Ethiopia and Eritrea agreed to resume flights, open embassies and develop ports together on Monday, the most concrete signs of a rapprochement that has swept away two decades of hostility in a matter of weeks.
The announcements came a day after Ethiopia's new reformist Prime Minister, Abiy Ahmed, flew to neighbouring Eritrea, and embraced its veteran President Isaias Afwerki on the runway. Both said they would focus on love and peace.
Abiy came to office in April and announced a series of reforms that have turned politics on its head in his Horn of Africa nation, ending a state of emergency, releasing prisoners and announcing plans to partially open up the economy to foreign investors.
He also opened peace talks with Eritrea, 20 years after the neighbours started a border war that killed an estimated 80,000 people. Full-blown fighting ended in 2000, but their troops have faced off across their disputed border ever since.

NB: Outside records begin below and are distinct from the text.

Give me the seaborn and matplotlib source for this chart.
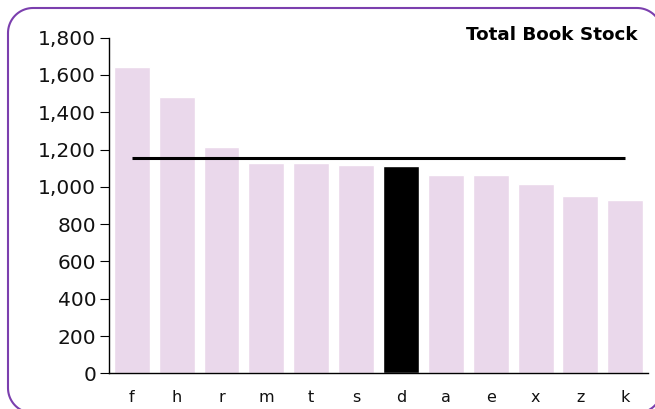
import matplotlib
matplotlib.use("Agg")
import matplotlib.pyplot as plt
from matplotlib.lines import Line2D
from matplotlib.transforms import IdentityTransform
import numpy as np
import seaborn as sns
import pandas as pd

# Book stock per branch, sorted high to low
branches = ["f", "h", "r", "m", "t", "s", "d", "a", "e", "x", "z", "k"]
stock = [1644, 1480, 1215, 1130, 1126, 1117, 1112, 1065, 1065, 1017, 951, 930]
highlight = "d"
average = 1155
y_ticks = [0, 200, 400, 600, 800, 1000, 1200, 1400, 1600, 1800]

sns.set_theme(style="white")
plt.rcParams["font.family"] = ["DejaVu Sans"]

df = pd.DataFrame({"branch": branches, "stock": stock})
palette = {b: ("#000000" if b == highlight else "#EAD8EB") for b in branches}

fig = plt.figure(figsize=(6.55, 4.09), dpi=100)
ax = fig.add_axes([0.1669, 0.0873, 0.8220, 0.8205])

sns.barplot(data=df, x="branch", y="stock", hue="branch", palette=palette,
            order=branches, width=0.8, legend=False, ax=ax, saturation=1)

# Average line from first to last bar centre
ax.plot([0, len(branches) - 1], [average, average], color="black", lw=2.2,
        solid_capstyle="butt")

ax.set_xlim(-0.5, len(branches) - 0.5)
ax.set_ylim(0, 1800)
ax.set_yticks(y_ticks)
ax.set_yticklabels([f"{v:,}" for v in y_ticks])
ax.set_xlabel("")
ax.set_ylabel("")
for side in ["top", "right"]:
    ax.spines[side].set_visible(False)
for side in ["left", "bottom"]:
    ax.spines[side].set_color("black")
    ax.spines[side].set_linewidth(1.0)
ax.tick_params(axis="y", which="major", left=True, length=6.5, width=0.8,
               color="black", labelsize=14.5, pad=3, labelcolor="#111111")
ax.tick_params(axis="x", bottom=False, labelsize=11.5, pad=6,
               labelcolor="#111111")

fig.text(638 / 655, 1 - 35 / 409, "Total Book Stock", ha="right", va="center",
         fontsize=13.2, fontweight="bold", color="black")

# Rounded frame around the chart as a polyline in pixel units,
# walked clockwise starting at the top-left corner
x0, y0, x1, y1, r = 8.0, -4.0, 662.0, 401.0, 25.0
corner_arcs = [(x0 + r, y1 - r, np.linspace(np.pi, np.pi / 2, 20)),
               (x1 - r, y1 - r, np.linspace(np.pi / 2, 0, 20)),
               (x1 - r, y0 + r, np.linspace(0, -np.pi / 2, 20)),
               (x0 + r, y0 + r, np.linspace(-np.pi / 2, -np.pi, 20))]
xs, ys = [], []
for cx, cy, ang in corner_arcs:
    xs.extend(cx + r * np.cos(ang))
    ys.extend(cy + r * np.sin(ang))
xs.append(xs[0])
ys.append(ys[0])
frame = Line2D(xs, ys, transform=IdentityTransform(), color="#7B3FAE",
               linewidth=1.5, solid_joinstyle="round")
fig.lines.append(frame)

fig.savefig("out.png", dpi=100)
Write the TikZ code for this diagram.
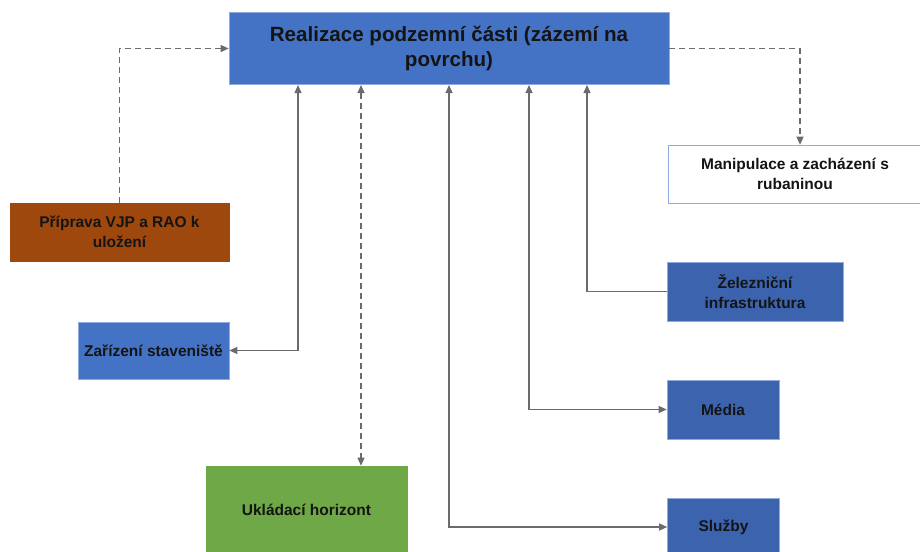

Isaias and Abiy signed a "joint declaration of peace and friendship" on Monday, Eritrea's information minister said. He posted an image on Twitter of the two men sitting at a table in front of their flags.
Ethiopia's state broadcaster said they had "agreed to participate in the development of ports" - potentially a huge economic boost for both countries, particularly landlocked Ethiopia which is one of Africa's fastest growing economies.
Ethiopia's foreign ministry said the governments would sign agreements later in the day "on the opening of embassies in Addis Ababa and Asmara that will mark the restoration of diplomatic ties, inauguration of flights between the two capitals, phone connections, and the use of ports."
Ethiopia's dollar-denominated bonds rose to their highest in 10-weeks on Monday.